Iron ore supply will not increase significantly in the months ahead as the world’s biggest producers of the steelmaking raw material grapple with a range of issues from labour shortages to bad weather.

Global miner BHP said early on Tuesday Australia time it would start a “major maintenance” campaign over the next three months at Port Hedland, its key iron ore loading facility in Western Australia.

At the same time, Brazil’s Vale flagged up on Tuesday delays to the restarting of several operations, while Anglo American trimmed its iron ore sales guidance citing rail constraints and adverse whether in South Africa.

The updates show how the leading iron ore miners are finding it difficult to add more tonnes to the market at a time of record demand from Chinese steel mills.

They also suggest that iron ore prices, which have surged over the past year, could remain close to record levels and remain shielded from the selling pressure that has hit other commodities, including oil and copper, in recent weeks.

Last week, Rio Tinto, the world’s biggest iron ore miner, reported a 12 per cent decline in exports during the second quarter of 2022 and said the delivery of replacement mines in Australia was running late. As a result, iron ore shipments were set to be at the low end of its 325m to 340m tonne guidance range, the company said.

“Lower production volumes from these companies should be positive for commodity prices as long as the global economy is OK,” said Christopher LaFemina, analyst at Jefferies.

Bolstered by strong demand from China, benchmark iron ore prices hit a record high above $230 a tonne in May. Tepid supply growth has helped prop up prices, which at more than $220 a tonne on Tuesday are delivering a huge windfall for iron ore producers.

Analysts expect both Rio and BHP to declare dividends of nearly $10bn each when they report and results over the next month.

While BHP produced a record 284.1m tonnes of the steelmaking material in Western Australia in the 12 months to June, it expects output in 2022 of between 278m and 288m tonnes. That’s below its long-term target of 290m tonnes.

“We continue with our programme to further improve port reliability and this includes a major maintenance campaign,” the company said.

Set against the flat production outlook, BHP said it had received an average price of almost $160 a tonne for its iron ore in the half year to June, up 52 per cent from the previous six months.

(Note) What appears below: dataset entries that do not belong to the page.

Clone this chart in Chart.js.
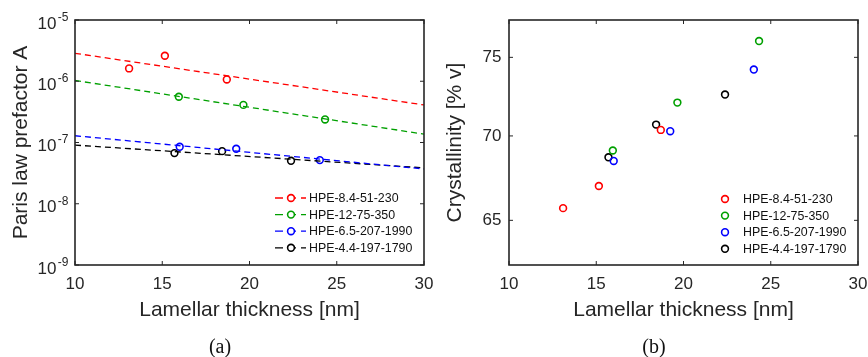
<!DOCTYPE html>
<html>
<head>
<meta charset="utf-8">
<script src="https://cdn.jsdelivr.net/npm/chart.js@4.4.1/dist/chart.umd.min.js"></script>
<style>
  body { margin: 0; background: #fff; }
  #wrap { position: relative; width: 868px; height: 357px; }
  canvas { position: absolute; top: 0; }
  .cap { position: absolute; top: 335px; width: 60px; text-align: center;
         font-family: "Liberation Serif", "DejaVu Serif", serif; font-size: 20px; color: #111; }
</style>
</head>
<body>
<div id="wrap">
  <canvas id="chartParis" width="434" height="357" style="left:0"></canvas>
  <canvas id="chartCryst" width="434" height="357" style="left:434px"></canvas>
  <div class="cap" style="left:190px">(a)</div>
  <div class="cap" style="left:624px">(b)</div>
</div>
<script>
// les donnees
const samples = ['HPE-8.4-51-230', 'HPE-12-75-350', 'HPE-6.5-207-1990', 'HPE-4.4-197-1790'];
const sampleColors = ['#ff0000', '#00a000', '#0000ff', '#000000'];

// epaisseur lamellaire [nm]
const thick84 = [13.1, 15.15, 18.7];
const thick12 = [15.95, 19.65, 24.33];
const thick65 = [16.0, 19.24, 24.03];
const thick44 = [15.7, 18.43, 22.38];

// prefacteur de Paris A
const parisA84 = [1.62e-6, 2.61e-6, 1.07e-6];
const parisA12 = [5.58e-7, 4.11e-7, 2.38e-7];
const parisA65 = [8.51e-8, 7.89e-8, 5.16e-8];
const parisA44 = [6.71e-8, 7.23e-8, 5.03e-8];

// droites de regression (pointilles)
const fitX = [10, 30];
const fit84 = [2.86e-6, 4.1e-7];
const fit12 = [1.03e-6, 1.37e-7];
const fit65 = [1.29e-7, 3.7e-8];
const fit44 = [9.07e-8, 3.85e-8];

// cristallinite [% v]
const cryst84 = [65.70, 66.99, 70.37];
const cryst12 = [69.11, 72.08, 76.08];
const cryst65 = [68.48, 70.29, 74.20];
const cryst44 = [68.70, 70.70, 72.59];

// graduations
const thickTicks = [10, 15, 20, 25, 30];
const parisTicks = [1e-9, 1e-8, 1e-7, 1e-6, 1e-5];
const crystTicks = [65, 70, 75];

const family = '"Liberation Sans", Arial, Helvetica, sans-serif';
const axisColor = '#262626';

function pts(xs, ys) {
    return xs.map((x, i) => ({x: x, y: ys[i]}));
}

function markerSet(label, xs, ys, color) {
    return {
        type: 'scatter',
        label: label,
        data: pts(xs, ys),
        pointStyle: 'circle',
        pointRadius: 3.4,
        pointBorderWidth: 1.6,
        pointBorderColor: color,
        pointBackgroundColor: 'rgba(0,0,0,0)',
        borderColor: color,
        showLine: false
    };
}

function fitSet(xs, ys, color) {
    return {
        type: 'line',
        label: '',
        data: pts(xs, ys),
        borderColor: color,
        borderWidth: 1.3,
        borderDash: [6, 4],
        pointRadius: 0,
        fill: false,
        isFit: true
    };
}

// pas de marge auto pour les etiquettes en bord d'axe
function noPad(s) {
    s.paddingLeft = 0; s.paddingRight = 0; s.paddingTop = 0; s.paddingBottom = 0;
}

// cadre, graduations vers l'interieur, etiquettes 10^n et legende
const framePlugin = {
    id: 'frame',
    afterDraw(chart, args, opts) {
        const ctx = chart.ctx;
        const a = chart.chartArea;
        const xs = chart.scales.x;
        const ys = chart.scales.y;
        ctx.save();
        ctx.strokeStyle = axisColor;
        ctx.lineWidth = 1;
        ctx.setLineDash([]);
        const tl = 4;
        opts.xTicks.forEach(v => {
            const px = xs.getPixelForValue(v);
            ctx.beginPath();
            ctx.moveTo(px, a.bottom); ctx.lineTo(px, a.bottom - tl);
            ctx.moveTo(px, a.top); ctx.lineTo(px, a.top + tl);
            ctx.stroke();
        });
        opts.yTicks.forEach(v => {
            const py = ys.getPixelForValue(v);
            ctx.beginPath();
            ctx.moveTo(a.left, py); ctx.lineTo(a.left + tl, py);
            ctx.moveTo(a.right, py); ctx.lineTo(a.right - tl, py);
            ctx.stroke();
        });
        ctx.lineWidth = 1.6;
        ctx.strokeRect(a.left, a.top, a.right - a.left, a.bottom - a.top);

        // etiquettes en puissance de 10
        if (opts.powerLabels) {
            ctx.fillStyle = axisColor;
            ctx.textBaseline = 'middle';
            ctx.textAlign = 'right';
            opts.yTicks.forEach(v => {
                const py = ys.getPixelForValue(v);
                const e = String(Math.round(Math.log10(v)));
                const xr = a.left - 6.5;
                ctx.font = '12px ' + family;
                ctx.fillText(e, xr, py - 2.5);
                const w = ctx.measureText(e).width;
                ctx.font = '17px ' + family;
                ctx.fillText('10', xr - w - 1.5, py + 4);
            });
        }

        // legende
        const lx = a.left + opts.legendX;
        let ly = a.top + opts.legendY;
        const markers = chart.data.datasets.filter(d => !d.isFit);
        markers.forEach(d => {
            const c = d.borderColor;
            if (opts.legendLine) {
                ctx.strokeStyle = c;
                ctx.lineWidth = 1.3;
                ctx.setLineDash([8, 5]);
                ctx.beginPath();
                ctx.moveTo(lx, ly); ctx.lineTo(lx + 31, ly);
                ctx.stroke();
                ctx.setLineDash([]);
            }
            ctx.strokeStyle = c;
            ctx.fillStyle = '#fff';
            ctx.lineWidth = 1.6;
            ctx.beginPath();
            ctx.arc(lx + 16, ly, 3.4, 0, Math.PI * 2);
            ctx.fill();
            ctx.stroke();
            ctx.fillStyle = '#111';
            ctx.font = '12.4px ' + family;
            ctx.textAlign = 'left';
            ctx.textBaseline = 'middle';
            ctx.fillText(d.label, lx + 34, ly + 0.5);
            ly += 16.6;
        });
        ctx.restore();
    }
};

function baseOptions(yScale, plug) {
    return {
        responsive: false,
        animation: false,
        layout: {padding: {top: 20, right: 10, bottom: 0, left: 0}},
        plugins: {
            legend: {display: false},
            tooltip: {enabled: false},
            frame: plug
        },
        scales: {
            x: {
                type: 'linear',
                min: 10,
                max: 30,
                afterBuildTicks: s => { s.ticks = thickTicks.map(v => ({value: v})); },
                afterFit: s => { s.height = 92; noPad(s); },
                grid: {display: false, drawTicks: false},
                border: {display: false},
                ticks: {font: {size: 17, family: family}, color: axisColor, padding: 9},
                title: {
                    display: true,
                    text: 'Lamellar thickness [nm]',
                    font: {size: 21, family: family},
                    color: axisColor,
                    padding: {top: 0, bottom: 34}
                }
            },
            y: yScale
        }
    };
}

// graphique (a) : prefacteur de Paris
let chartParis = new Chart(document.getElementById('chartParis'), {
    type: 'scatter',
    data: {
        datasets: [
            fitSet(fitX, fit84, sampleColors[0]),
            fitSet(fitX, fit12, sampleColors[1]),
            fitSet(fitX, fit65, sampleColors[2]),
            fitSet(fitX, fit44, sampleColors[3]),
            markerSet(samples[0], thick84, parisA84, sampleColors[0]),
            markerSet(samples[1], thick12, parisA12, sampleColors[1]),
            markerSet(samples[2], thick65, parisA65, sampleColors[2]),
            markerSet(samples[3], thick44, parisA44, sampleColors[3])
        ]
    },
    options: baseOptions({
        type: 'logarithmic',
        min: 1e-9,
        max: 1e-5,
        afterBuildTicks: s => { s.ticks = parisTicks.map(v => ({value: v})); },
        afterFit: s => { s.width = 75; noPad(s); },
        grid: {display: false, drawTicks: false},
        border: {display: false},
        ticks: {display: false},
        title: {
            display: true,
            text: 'Paris law prefactor A',
            font: {size: 21, family: family},
            color: axisColor,
            padding: {top: 8.4, bottom: 0}
        }
    }, {xTicks: thickTicks, yTicks: parisTicks, powerLabels: true, legendLine: true, legendX: 200, legendY: 178}),
    plugins: [framePlugin]
});

// graphique (b) : cristallinite
let chartCryst = new Chart(document.getElementById('chartCryst'), {
    type: 'scatter',
    data: {
        datasets: [
            markerSet(samples[0], thick84, cryst84, sampleColors[0]),
            markerSet(samples[1], thick12, cryst12, sampleColors[1]),
            markerSet(samples[2], thick65, cryst65, sampleColors[2]),
            markerSet(samples[3], thick44, cryst44, sampleColors[3])
        ]
    },
    options: baseOptions({
        type: 'logarithmic',
        min: 62.5,
        max: 77.5,
        afterBuildTicks: s => { s.ticks = crystTicks.map(v => ({value: v})); },
        afterFit: s => { s.width = 75; noPad(s); },
        grid: {display: false, drawTicks: false},
        border: {display: false},
        ticks: {
            font: {size: 17, family: family},
            color: axisColor,
            padding: 7.5,
            callback: v => String(v)
        },
        title: {
            display: true,
            text: 'Crystallinity [% v]',
            font: {size: 21, family: family},
            color: axisColor,
            padding: {top: 8.4, bottom: 0}
        }
    }, {xTicks: thickTicks, yTicks: crystTicks, powerLabels: false, legendLine: false, legendX: 200, legendY: 179}),
    plugins: [framePlugin]
});
</script>
</body>
</html>
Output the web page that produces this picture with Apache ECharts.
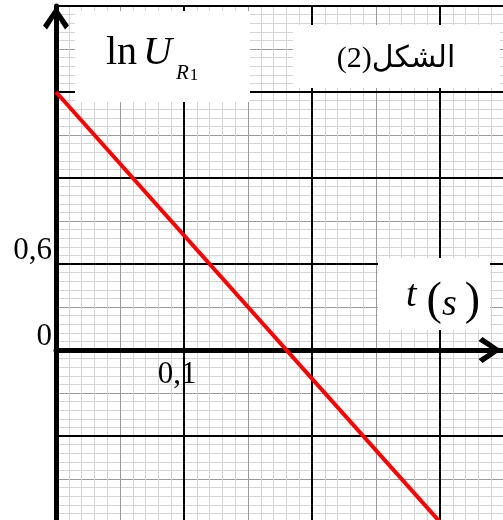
<!DOCTYPE html>
<html>
<head>
<meta charset="utf-8">
<script src="https://cdn.jsdelivr.net/npm/echarts@6/dist/echarts.min.js"></script>
<style>
  html, body { margin: 0; padding: 0; background: #fff; }
  #main { width: 503px; height: 520px; }
</style>
</head>
<body>
<div id="main"></div>
<script type="text/javascript">
// values
var tValues = [0, 0.3];          // t (s)
var lnUValues = [1.8, -1.2];     // ln U_R1
var tRange = [0, 0.35];
var lnURange = [-1.2, 2.4];
var tLabels = { '0.1': '0,1' };
var lnULabels = { '0': '0', '0.6': '0,6' };
var figTitle = 'الشكل(2)';

var serif = "'Liberation Serif', 'DejaVu Serif', serif";
var chevron = 'path://M0,19L13,0L26,19L22,23L13,9L4,23Z';

function pickLabel(map, v) {
    var key = String(Math.round(v * 1000) / 1000);
    return map[key] || '';
}

var lineData = [];
for (var i = 0; i < tValues.length; i++) {
    lineData.push([tValues[i], lnUValues[i]]);
}

var myChart = echarts.init(document.getElementById('main'));

var option = {
    animation: false,
    grid: [
        // the whole sheet of graph paper
        { left: 56, top: 6, width: 448, height: 516, outerBoundsMode: 'none', containLabel: false },
        // upper half only, so its bottom edge is the t axis (ln U = 0)
        { left: 56, top: 6, width: 448, height: 344, outerBoundsMode: 'none', containLabel: false }
    ],
    xAxis: [
        {   // mid + fine paper lines
            type: 'value', gridIndex: 0, position: 'bottom', min: tRange[0], max: tRange[1], interval: 0.05, z: 0,
            axisLine: { show: false }, axisTick: { show: false }, axisLabel: { show: false },
            splitLine: { show: true, lineStyle: { color: '#9a9a9a', width: 1 } },
            minorTick: { show: false, splitNumber: 5 },
            minorSplitLine: { show: true, lineStyle: { color: '#d4d4d4', width: 1 } }
        },
        {   // main paper lines
            type: 'value', gridIndex: 0, position: 'bottom', min: tRange[0], max: tRange[1], interval: 0.1, z: 1,
            axisLine: { show: false }, axisTick: { show: false }, axisLabel: { show: false },
            splitLine: { show: true, lineStyle: { color: '#000', width: 2 } }
        },
        {   // t axis with arrow and label
            type: 'value', gridIndex: 1, position: 'bottom', min: tRange[0], max: tRange[1], interval: 0.1, z: 2,
            axisLine: {
                show: true, onZero: false,
                lineStyle: { color: '#000', width: 5 },
                symbol: ['none', chevron], symbolSize: [26, 24], symbolOffset: [0, -14]
            },
            axisTick: { show: false },
            splitLine: { show: false },
            axisLabel: {
                show: true, margin: 9, color: '#000',
                fontFamily: serif, fontSize: 31, lineHeight: 31,
                padding: [0, 14, 0, 0],
                formatter: function (v) { return pickLabel(tLabels, v); }
            }
        }
    ],
    yAxis: [
        {
            type: 'value', gridIndex: 0, position: 'left', min: lnURange[0], max: lnURange[1], interval: 0.3, z: 0,
            axisLine: { show: false }, axisTick: { show: false }, axisLabel: { show: false },
            splitLine: { show: true, lineStyle: { color: '#9a9a9a', width: 1 } },
            minorTick: { show: false, splitNumber: 5 },
            minorSplitLine: { show: true, lineStyle: { color: '#d4d4d4', width: 1 } }
        },
        {
            type: 'value', gridIndex: 0, position: 'left', min: lnURange[0], max: lnURange[1], interval: 0.6, z: 2,
            axisLine: {
                show: true, onZero: false,
                lineStyle: { color: '#000', width: 5 },
                symbol: ['none', chevron], symbolSize: [26, 24], symbolOffset: [0, -12]
            },
            axisTick: { show: false },
            axisLabel: {
                show: true, margin: 4, color: '#000',
                fontFamily: serif, fontSize: 31, lineHeight: 27,
                verticalAlign: 'bottom',
                formatter: function (v) { return pickLabel(lnULabels, v); }
            },
            splitLine: { show: true, lineStyle: { color: '#000', width: 2 } }
        },
        {
            type: 'value', gridIndex: 1, min: 0, max: lnURange[1], show: false
        }
    ],
    graphic: [
        { type: 'rect', z: 10, shape: { x: 75, y: 11, width: 175, height: 91 }, style: { fill: '#fff' } },
        {
            type: 'text', z: 11, x: 106, y: 53,
            style: {
                text: '{ln|ln}{u|U}{r|R}{one|1}',
                verticalAlign: 'middle', align: 'left',
                rich: {
                    ln: { fontFamily: serif, fontSize: 40, lineHeight: 44, fill: '#000', padding: [0, 6, 0, 0] },
                    u: { fontFamily: serif, fontSize: 40, fontStyle: 'italic', lineHeight: 44, fill: '#000', padding: [0, 4, 0, 0] },
                    r: { fontFamily: serif, fontSize: 21, fontStyle: 'italic', lineHeight: 20, fill: '#000', padding: [40, 0, 0, 0] },
                    one: { fontFamily: serif, fontSize: 17, lineHeight: 18, fill: '#000', padding: [46, 0, 0, 1] }
                }
            }
        },
        { type: 'rect', z: 10, shape: { x: 293, y: 25, width: 207, height: 63 }, style: { fill: '#fff' } },
        {
            type: 'text', z: 11, x: 396, y: 59,
            style: {
                text: '\u202B' + figTitle + '\u202C',
                font: "30px 'Liberation Serif', 'DejaVu Sans', sans-serif",
                fill: '#000', align: 'center', verticalAlign: 'middle'
            }
        },
        { type: 'rect', z: 10, shape: { x: 378, y: 258, width: 112, height: 72 }, style: { fill: '#fff' } },
        {
            type: 'text', z: 11, x: 406, y: 302,
            style: {
                text: '{t|t}{p|(}{s|s}{p2|)}',
                verticalAlign: 'middle', align: 'left',
                rich: {
                    t: { fontFamily: serif, fontSize: 38, fontStyle: 'italic', fill: '#000', padding: [0, 10, 12, 0] },
                    p: { fontFamily: serif, fontSize: 46, fill: '#000', padding: [0, 0, 0, 0] },
                    s: { fontFamily: serif, fontSize: 38, fontStyle: 'italic', fill: '#000', padding: [6, 0, 0, 0] },
                    p2: { fontFamily: serif, fontSize: 46, fill: '#000', padding: [0, 0, 0, 8] }
                }
            }
        }
    ],
    series: [
        {
            type: 'line',
            xAxisIndex: 0, yAxisIndex: 0,
            data: lineData,
            showSymbol: false,
            clip: false,
            z: 5,
            lineStyle: { color: '#ff0000', width: 4 }
        }
    ]
};
myChart.setOption(option);
</script>
</body>
</html>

Realised prices were even better at Anglo American, coming in at $200 a tonne and reflecting the high quality of its ore.

In its update, Vale, which was forced to curtail output following a deadly dam disaster in 2019, said its iron ore business had reached capacity of 330m tonnes in the past quarter.

But it also flagged delays to the start of some operations, leading some analysts to conclude that the Rio de Janeiro-based company would struggle to achieve its 2021 production forecasts.

“Full-year iron ore production guidance of 315-335m tonnes is maintained, but hitting even the bottom end of this range would require a strong second half of the year,” said LaFemina. “Doable, but risk is to the downside.”

Vale’s output will need need to average 86m tonnes per quarter in the second half of the year to hit the bottom of its targeted range. To put that figure in perspective, in three months to June its production was 75m tonnes.